• [Material]
————

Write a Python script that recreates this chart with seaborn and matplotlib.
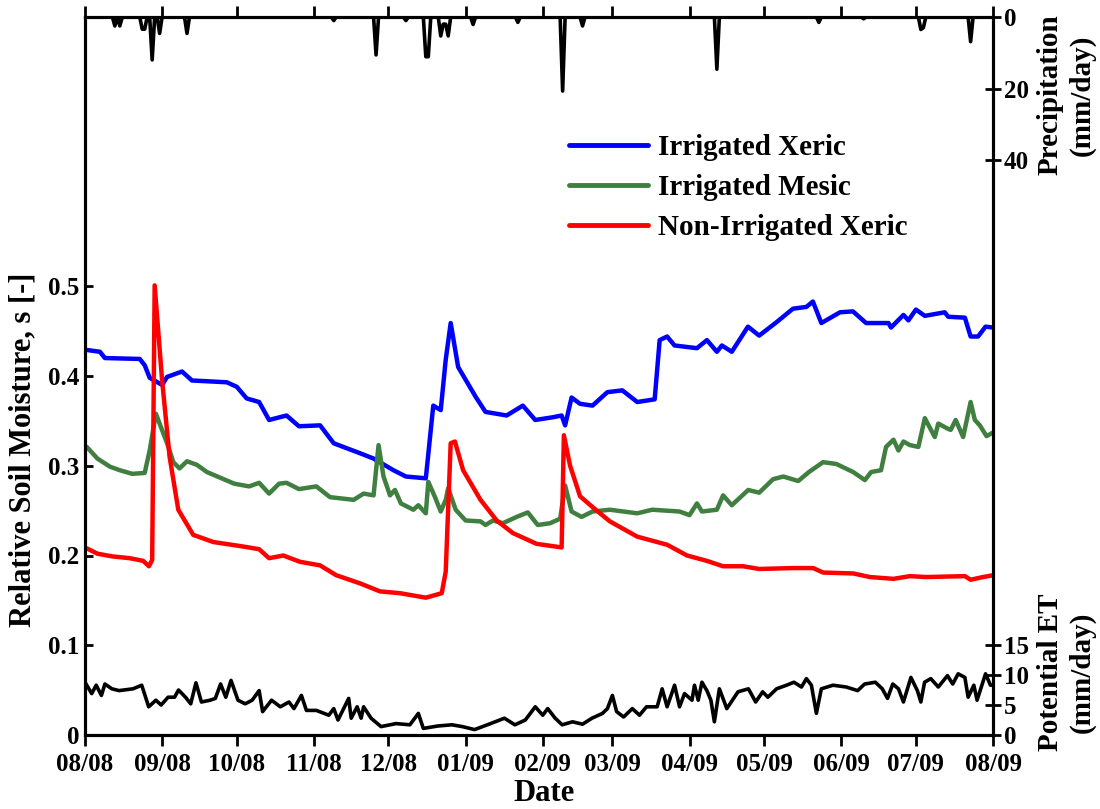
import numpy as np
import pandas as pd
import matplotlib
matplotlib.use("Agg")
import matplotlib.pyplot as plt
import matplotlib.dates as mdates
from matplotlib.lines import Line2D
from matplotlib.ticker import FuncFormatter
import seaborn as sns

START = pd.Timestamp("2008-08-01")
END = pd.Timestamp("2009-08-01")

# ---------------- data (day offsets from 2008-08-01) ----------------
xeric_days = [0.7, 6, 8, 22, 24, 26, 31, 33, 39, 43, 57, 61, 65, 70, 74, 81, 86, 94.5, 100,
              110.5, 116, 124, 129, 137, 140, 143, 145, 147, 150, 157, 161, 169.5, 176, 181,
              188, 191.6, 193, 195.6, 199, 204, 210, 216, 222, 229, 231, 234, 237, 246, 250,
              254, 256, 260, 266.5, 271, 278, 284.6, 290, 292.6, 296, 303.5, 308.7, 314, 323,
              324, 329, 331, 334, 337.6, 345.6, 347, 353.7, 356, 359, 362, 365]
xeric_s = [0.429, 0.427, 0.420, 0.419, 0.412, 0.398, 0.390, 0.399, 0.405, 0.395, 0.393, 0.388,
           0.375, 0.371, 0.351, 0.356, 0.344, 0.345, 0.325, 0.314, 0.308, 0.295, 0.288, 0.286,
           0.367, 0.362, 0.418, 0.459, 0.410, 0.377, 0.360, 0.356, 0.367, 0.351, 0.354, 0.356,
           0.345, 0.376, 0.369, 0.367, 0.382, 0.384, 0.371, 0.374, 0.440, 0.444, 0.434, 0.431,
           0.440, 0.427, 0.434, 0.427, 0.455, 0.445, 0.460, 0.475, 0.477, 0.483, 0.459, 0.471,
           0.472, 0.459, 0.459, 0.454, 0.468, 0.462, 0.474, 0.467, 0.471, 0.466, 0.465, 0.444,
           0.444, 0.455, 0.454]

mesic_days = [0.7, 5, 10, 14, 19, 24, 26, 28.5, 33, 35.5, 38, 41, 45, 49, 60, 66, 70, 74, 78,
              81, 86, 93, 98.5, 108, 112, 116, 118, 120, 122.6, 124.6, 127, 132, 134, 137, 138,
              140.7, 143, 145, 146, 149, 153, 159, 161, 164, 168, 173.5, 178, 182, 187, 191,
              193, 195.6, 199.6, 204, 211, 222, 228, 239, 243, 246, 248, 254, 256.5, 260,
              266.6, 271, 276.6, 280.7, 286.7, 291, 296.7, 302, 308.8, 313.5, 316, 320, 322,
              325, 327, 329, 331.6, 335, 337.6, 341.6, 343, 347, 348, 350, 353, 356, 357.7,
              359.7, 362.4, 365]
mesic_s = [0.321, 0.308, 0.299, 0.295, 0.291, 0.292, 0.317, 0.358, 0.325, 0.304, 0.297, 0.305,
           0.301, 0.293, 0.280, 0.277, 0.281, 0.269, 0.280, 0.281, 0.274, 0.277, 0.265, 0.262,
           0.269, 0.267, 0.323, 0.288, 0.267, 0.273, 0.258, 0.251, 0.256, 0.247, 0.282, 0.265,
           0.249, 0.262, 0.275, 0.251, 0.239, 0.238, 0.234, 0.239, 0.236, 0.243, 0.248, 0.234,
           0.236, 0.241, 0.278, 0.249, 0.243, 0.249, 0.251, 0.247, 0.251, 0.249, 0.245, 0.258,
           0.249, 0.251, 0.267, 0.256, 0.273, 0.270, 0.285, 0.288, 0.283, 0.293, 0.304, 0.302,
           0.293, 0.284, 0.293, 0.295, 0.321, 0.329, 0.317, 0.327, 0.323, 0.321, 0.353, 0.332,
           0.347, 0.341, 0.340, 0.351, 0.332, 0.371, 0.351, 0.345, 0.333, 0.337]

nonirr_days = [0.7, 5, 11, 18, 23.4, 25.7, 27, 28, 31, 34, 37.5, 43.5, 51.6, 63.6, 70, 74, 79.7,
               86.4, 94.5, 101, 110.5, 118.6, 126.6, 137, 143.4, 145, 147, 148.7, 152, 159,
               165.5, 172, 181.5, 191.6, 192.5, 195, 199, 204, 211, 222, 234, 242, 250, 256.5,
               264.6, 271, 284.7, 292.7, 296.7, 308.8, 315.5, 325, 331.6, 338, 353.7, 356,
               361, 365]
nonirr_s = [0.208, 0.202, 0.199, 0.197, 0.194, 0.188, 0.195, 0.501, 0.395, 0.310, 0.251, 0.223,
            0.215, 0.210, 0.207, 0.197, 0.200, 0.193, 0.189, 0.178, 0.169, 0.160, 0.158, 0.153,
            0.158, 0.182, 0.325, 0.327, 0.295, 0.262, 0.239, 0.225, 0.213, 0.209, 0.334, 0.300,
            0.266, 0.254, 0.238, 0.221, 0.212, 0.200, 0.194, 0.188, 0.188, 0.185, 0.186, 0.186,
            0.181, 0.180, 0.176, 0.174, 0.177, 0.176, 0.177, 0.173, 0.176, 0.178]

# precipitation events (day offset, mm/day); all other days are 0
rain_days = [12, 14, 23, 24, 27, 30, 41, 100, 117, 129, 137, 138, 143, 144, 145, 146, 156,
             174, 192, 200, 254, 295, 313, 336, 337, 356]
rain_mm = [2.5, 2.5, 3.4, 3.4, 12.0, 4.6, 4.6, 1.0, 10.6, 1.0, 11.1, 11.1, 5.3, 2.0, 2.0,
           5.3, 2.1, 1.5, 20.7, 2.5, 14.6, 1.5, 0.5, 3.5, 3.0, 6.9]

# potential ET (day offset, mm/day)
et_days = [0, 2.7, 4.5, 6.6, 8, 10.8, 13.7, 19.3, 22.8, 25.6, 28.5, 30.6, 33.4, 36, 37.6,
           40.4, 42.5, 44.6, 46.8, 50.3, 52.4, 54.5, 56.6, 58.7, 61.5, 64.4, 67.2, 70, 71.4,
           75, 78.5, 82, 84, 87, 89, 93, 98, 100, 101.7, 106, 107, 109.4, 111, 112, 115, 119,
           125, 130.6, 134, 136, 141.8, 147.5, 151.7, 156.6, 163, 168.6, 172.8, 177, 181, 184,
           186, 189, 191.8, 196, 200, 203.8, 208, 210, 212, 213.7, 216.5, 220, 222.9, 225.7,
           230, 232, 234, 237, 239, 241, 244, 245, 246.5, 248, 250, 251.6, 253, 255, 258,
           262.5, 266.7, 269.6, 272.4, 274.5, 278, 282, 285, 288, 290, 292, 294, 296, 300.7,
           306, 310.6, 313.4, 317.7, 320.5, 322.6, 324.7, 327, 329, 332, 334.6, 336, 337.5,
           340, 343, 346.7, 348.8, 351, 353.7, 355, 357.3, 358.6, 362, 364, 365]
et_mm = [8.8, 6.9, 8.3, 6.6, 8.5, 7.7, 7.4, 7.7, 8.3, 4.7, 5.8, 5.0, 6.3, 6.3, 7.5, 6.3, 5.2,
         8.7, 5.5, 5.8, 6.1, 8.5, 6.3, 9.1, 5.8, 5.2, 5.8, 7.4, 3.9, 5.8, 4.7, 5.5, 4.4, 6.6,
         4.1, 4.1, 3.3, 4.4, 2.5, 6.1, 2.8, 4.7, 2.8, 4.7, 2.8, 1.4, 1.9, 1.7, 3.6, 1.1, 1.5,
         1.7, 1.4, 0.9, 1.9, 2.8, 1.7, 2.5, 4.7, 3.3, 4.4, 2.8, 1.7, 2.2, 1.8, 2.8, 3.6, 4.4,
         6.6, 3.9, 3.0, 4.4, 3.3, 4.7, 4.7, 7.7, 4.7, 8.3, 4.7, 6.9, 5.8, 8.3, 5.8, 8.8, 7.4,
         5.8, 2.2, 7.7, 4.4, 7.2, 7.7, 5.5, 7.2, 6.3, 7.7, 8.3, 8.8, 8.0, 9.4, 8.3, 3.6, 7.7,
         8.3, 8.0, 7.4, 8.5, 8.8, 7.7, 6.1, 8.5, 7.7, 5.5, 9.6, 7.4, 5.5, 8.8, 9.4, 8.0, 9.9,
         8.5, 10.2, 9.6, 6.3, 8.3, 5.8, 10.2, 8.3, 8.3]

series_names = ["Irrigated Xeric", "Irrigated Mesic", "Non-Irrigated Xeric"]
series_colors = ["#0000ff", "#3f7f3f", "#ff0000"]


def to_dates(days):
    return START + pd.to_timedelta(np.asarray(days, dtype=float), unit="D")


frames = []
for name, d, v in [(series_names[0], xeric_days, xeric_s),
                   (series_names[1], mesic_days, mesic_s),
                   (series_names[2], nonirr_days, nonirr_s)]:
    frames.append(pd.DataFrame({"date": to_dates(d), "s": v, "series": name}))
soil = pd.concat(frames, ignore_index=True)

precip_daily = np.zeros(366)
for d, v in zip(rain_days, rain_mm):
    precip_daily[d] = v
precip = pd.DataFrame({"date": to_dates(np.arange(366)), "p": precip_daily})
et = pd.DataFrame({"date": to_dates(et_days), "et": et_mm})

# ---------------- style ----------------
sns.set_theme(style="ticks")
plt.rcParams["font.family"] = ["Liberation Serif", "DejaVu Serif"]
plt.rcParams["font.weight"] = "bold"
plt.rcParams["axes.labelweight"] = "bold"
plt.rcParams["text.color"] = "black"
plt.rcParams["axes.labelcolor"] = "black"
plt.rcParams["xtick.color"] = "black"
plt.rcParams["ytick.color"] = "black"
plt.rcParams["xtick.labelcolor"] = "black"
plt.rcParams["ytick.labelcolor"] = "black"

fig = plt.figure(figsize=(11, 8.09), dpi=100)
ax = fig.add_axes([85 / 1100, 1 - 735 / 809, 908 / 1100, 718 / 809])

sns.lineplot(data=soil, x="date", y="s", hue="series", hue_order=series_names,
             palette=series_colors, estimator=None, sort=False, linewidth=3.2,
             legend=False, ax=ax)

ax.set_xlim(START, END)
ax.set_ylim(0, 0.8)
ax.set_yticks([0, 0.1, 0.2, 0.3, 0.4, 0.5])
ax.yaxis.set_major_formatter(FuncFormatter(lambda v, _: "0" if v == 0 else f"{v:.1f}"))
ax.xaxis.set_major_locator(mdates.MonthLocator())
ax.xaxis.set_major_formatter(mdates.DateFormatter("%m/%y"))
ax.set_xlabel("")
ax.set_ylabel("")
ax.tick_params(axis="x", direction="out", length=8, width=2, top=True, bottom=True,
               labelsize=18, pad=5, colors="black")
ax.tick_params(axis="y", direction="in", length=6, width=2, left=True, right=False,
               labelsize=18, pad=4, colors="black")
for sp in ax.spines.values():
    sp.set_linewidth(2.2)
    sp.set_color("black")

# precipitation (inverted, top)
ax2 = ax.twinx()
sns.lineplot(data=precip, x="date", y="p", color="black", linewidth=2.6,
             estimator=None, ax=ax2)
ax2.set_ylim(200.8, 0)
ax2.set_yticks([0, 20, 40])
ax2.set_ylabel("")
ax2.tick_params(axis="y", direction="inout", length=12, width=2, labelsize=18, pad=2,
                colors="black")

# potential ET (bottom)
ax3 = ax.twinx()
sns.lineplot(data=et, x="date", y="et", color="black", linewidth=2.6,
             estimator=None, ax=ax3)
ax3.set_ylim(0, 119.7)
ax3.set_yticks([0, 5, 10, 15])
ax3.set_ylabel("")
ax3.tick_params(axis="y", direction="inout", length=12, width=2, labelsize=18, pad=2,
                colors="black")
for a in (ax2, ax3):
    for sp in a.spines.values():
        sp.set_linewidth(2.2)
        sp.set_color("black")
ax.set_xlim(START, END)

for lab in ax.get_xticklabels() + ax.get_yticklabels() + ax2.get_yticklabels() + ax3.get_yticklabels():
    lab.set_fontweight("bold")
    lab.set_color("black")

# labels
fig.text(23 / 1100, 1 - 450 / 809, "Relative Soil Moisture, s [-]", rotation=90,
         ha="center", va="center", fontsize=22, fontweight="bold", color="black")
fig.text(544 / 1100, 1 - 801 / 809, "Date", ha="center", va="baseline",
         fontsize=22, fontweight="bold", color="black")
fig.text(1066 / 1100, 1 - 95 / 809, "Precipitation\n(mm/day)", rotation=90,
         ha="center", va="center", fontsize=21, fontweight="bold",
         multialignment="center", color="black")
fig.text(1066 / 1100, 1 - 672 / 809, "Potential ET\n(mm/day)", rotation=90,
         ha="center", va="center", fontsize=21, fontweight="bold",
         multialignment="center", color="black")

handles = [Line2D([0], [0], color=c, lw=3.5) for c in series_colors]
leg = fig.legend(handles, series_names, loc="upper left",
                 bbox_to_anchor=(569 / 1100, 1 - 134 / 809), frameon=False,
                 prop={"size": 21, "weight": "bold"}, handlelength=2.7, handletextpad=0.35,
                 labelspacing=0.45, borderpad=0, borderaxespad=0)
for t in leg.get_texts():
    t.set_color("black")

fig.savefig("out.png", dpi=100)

————

• [Work required]
Which lines contain "matplotlib"? Copy each of them.

• [Solution for this problem]
Write a Python script that recreates this chart with seaborn and matplotlib.
import matplotlib
matplotlib.use("Agg")
import matplotlib.pyplot as plt
import matplotlib.dates as mdates
from matplotlib.lines import Line2D
from matplotlib.ticker import FuncFormatter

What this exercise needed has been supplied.